#### INSTRUCTIONS FOR THE TASK
Gather all lines in the data that hold the string "React".

#### PROVIDED DATA
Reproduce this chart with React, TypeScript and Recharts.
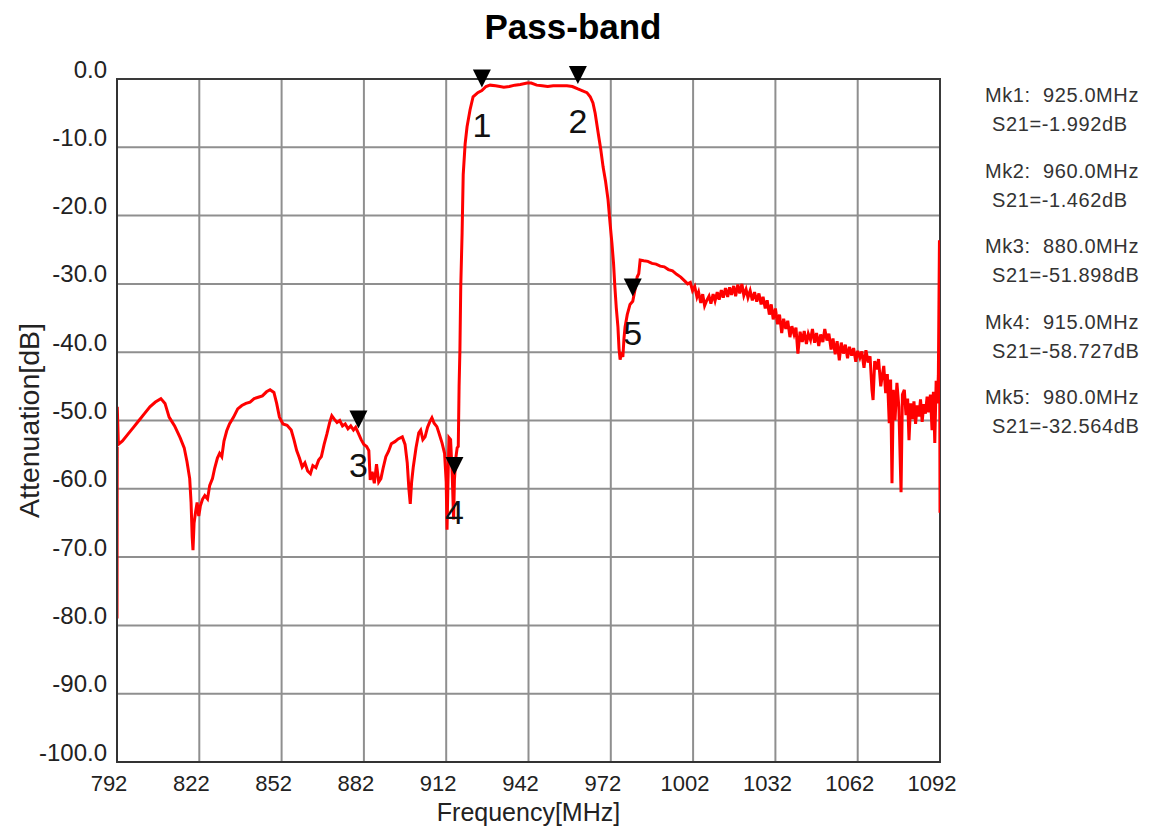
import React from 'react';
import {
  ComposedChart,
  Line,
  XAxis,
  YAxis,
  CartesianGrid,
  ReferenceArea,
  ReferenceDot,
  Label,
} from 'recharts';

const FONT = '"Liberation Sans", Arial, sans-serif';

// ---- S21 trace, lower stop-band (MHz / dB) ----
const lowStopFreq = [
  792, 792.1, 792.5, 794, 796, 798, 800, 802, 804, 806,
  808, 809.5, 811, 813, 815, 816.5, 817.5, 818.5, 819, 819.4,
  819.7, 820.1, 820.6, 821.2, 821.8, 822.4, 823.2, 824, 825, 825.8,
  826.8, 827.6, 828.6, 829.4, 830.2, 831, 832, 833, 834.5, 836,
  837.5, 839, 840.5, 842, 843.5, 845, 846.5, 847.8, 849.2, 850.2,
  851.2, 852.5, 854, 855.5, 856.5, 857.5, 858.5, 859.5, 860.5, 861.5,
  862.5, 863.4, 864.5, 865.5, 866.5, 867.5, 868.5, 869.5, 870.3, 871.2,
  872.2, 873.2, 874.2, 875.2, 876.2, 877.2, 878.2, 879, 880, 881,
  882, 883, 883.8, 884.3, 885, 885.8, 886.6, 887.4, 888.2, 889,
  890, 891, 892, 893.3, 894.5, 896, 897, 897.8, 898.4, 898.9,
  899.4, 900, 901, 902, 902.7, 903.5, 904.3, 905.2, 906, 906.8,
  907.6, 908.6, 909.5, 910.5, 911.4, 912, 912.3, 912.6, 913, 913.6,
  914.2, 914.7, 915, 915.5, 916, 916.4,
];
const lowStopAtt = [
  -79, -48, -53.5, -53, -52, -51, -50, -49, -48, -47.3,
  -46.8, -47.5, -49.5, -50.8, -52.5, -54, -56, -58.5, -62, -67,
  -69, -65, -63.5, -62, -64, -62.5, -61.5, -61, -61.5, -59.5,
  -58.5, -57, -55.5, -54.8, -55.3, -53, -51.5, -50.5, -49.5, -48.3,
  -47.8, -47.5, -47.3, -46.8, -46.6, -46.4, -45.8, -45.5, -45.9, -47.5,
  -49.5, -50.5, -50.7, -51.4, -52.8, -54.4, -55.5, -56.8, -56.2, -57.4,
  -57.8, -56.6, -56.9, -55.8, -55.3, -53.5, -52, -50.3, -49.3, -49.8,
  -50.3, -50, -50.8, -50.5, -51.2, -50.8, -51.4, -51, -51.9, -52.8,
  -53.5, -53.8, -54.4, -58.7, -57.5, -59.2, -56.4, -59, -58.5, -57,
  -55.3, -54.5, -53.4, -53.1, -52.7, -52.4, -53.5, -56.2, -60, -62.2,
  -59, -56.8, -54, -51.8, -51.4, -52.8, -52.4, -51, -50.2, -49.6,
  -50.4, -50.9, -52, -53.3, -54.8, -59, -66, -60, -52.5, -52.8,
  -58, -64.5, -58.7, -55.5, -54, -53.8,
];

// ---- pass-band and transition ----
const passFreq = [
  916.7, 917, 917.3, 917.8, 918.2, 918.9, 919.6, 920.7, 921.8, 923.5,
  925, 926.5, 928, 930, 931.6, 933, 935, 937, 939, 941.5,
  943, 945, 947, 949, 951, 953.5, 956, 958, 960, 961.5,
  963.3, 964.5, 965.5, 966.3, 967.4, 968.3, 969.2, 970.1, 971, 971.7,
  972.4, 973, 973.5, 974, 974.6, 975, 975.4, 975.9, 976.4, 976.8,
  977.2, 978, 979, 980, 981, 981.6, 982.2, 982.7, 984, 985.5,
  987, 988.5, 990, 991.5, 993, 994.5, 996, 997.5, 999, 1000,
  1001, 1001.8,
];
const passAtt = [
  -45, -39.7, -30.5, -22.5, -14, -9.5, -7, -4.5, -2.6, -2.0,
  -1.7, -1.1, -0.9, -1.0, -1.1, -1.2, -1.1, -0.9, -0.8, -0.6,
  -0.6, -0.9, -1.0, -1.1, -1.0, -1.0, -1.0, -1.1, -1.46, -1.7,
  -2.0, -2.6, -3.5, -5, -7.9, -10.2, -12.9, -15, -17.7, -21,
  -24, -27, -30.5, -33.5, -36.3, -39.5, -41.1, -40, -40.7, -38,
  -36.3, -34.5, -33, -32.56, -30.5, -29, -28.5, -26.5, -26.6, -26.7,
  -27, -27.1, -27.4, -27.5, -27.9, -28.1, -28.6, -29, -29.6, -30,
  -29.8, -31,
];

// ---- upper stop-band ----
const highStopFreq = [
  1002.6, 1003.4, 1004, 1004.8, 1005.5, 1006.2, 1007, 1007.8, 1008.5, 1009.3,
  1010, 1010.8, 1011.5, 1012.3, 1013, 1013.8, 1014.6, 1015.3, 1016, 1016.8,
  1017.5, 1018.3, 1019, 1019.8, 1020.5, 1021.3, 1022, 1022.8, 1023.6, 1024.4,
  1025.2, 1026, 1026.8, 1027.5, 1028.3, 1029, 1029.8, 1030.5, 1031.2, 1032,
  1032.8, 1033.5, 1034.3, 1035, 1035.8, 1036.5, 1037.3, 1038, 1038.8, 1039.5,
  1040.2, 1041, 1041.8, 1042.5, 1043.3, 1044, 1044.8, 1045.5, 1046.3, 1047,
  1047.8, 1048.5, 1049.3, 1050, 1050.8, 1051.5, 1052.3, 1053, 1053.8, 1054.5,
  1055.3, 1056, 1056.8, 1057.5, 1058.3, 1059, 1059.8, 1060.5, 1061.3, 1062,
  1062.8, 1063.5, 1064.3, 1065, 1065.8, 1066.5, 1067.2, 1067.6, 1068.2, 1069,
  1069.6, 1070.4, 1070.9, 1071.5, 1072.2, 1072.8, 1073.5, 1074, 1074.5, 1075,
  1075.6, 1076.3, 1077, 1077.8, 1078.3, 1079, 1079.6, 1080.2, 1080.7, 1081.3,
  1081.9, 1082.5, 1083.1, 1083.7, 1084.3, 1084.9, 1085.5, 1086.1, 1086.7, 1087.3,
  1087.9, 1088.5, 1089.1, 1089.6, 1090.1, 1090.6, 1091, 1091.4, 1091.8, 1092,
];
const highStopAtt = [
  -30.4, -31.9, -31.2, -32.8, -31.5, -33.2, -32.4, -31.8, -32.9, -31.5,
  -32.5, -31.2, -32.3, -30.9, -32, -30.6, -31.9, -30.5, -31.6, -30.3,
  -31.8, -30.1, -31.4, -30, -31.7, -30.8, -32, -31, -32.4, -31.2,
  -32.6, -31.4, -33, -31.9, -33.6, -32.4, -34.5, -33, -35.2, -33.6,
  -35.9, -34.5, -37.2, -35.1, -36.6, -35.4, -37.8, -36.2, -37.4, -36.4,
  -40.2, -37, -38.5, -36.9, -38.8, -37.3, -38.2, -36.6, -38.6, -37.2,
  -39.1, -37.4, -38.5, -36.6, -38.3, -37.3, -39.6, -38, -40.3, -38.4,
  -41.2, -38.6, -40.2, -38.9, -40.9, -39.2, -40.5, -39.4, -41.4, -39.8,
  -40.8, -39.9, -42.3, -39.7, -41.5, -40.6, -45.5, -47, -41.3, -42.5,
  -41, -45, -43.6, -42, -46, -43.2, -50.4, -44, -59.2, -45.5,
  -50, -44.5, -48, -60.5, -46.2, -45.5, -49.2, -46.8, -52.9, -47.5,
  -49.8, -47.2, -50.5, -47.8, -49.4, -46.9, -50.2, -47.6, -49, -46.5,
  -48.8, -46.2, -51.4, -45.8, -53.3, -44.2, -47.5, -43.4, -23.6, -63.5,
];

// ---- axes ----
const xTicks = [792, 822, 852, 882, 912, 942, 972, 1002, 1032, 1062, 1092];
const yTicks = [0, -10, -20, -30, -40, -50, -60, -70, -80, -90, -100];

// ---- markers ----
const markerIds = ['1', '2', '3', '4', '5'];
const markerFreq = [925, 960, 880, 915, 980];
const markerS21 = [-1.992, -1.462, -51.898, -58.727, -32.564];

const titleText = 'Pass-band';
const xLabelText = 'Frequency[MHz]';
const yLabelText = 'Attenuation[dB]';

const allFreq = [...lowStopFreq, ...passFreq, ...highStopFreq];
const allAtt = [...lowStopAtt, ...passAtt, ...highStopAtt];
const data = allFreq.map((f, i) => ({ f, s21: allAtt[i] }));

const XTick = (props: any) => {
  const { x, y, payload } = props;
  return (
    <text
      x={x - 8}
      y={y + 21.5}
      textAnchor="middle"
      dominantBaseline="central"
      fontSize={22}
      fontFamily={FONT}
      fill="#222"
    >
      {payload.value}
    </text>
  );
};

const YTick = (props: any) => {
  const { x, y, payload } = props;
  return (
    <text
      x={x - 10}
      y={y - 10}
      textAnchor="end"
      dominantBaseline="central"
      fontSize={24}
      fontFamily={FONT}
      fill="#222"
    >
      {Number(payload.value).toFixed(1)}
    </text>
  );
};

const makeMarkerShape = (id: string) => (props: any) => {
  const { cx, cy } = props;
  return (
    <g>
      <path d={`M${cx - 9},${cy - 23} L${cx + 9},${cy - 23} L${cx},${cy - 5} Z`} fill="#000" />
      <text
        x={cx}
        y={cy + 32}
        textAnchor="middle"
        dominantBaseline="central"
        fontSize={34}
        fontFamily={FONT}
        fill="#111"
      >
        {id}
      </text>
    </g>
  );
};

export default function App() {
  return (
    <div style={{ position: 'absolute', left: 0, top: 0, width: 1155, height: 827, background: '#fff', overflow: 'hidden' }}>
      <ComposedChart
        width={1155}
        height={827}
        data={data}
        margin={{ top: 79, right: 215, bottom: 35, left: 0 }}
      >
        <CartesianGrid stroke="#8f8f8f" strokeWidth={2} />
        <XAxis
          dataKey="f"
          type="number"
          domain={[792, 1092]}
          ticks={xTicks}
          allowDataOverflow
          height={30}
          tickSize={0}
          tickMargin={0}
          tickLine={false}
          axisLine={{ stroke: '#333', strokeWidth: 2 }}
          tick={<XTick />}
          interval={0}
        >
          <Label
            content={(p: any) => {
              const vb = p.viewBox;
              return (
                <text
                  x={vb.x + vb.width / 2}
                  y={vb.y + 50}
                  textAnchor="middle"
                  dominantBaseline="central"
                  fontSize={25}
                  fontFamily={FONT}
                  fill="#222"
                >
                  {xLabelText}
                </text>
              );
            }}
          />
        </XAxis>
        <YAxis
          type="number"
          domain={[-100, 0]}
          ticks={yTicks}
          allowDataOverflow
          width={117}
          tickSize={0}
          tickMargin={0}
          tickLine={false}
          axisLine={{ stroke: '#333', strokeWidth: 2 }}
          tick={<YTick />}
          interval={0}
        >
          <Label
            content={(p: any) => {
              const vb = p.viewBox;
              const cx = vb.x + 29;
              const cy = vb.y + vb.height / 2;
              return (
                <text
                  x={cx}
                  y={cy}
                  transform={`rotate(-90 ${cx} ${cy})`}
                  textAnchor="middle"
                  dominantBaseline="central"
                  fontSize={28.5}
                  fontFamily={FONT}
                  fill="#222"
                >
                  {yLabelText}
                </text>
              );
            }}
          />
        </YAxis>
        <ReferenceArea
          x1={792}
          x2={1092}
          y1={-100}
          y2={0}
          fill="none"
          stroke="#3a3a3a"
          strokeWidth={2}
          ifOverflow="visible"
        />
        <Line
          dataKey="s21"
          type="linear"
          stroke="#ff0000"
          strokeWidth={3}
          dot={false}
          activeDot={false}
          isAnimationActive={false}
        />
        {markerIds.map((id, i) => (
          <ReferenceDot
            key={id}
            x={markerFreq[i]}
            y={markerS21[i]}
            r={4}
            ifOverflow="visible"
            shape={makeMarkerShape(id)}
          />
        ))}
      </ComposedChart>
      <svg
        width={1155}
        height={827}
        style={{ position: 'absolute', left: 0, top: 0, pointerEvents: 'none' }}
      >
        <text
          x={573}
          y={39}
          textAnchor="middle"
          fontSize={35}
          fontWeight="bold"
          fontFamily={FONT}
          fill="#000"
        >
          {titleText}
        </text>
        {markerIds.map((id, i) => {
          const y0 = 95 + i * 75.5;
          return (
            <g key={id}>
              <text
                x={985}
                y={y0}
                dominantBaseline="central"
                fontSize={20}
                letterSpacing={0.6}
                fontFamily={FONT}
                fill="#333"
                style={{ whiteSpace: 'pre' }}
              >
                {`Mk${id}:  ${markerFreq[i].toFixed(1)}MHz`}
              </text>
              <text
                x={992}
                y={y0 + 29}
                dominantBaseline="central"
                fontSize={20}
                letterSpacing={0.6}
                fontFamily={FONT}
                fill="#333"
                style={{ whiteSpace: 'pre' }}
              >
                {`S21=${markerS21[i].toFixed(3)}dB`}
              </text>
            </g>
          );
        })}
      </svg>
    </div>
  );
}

#### REPLY TO THE TASK
Reproduce this chart with React, TypeScript and Recharts.
import React from 'react';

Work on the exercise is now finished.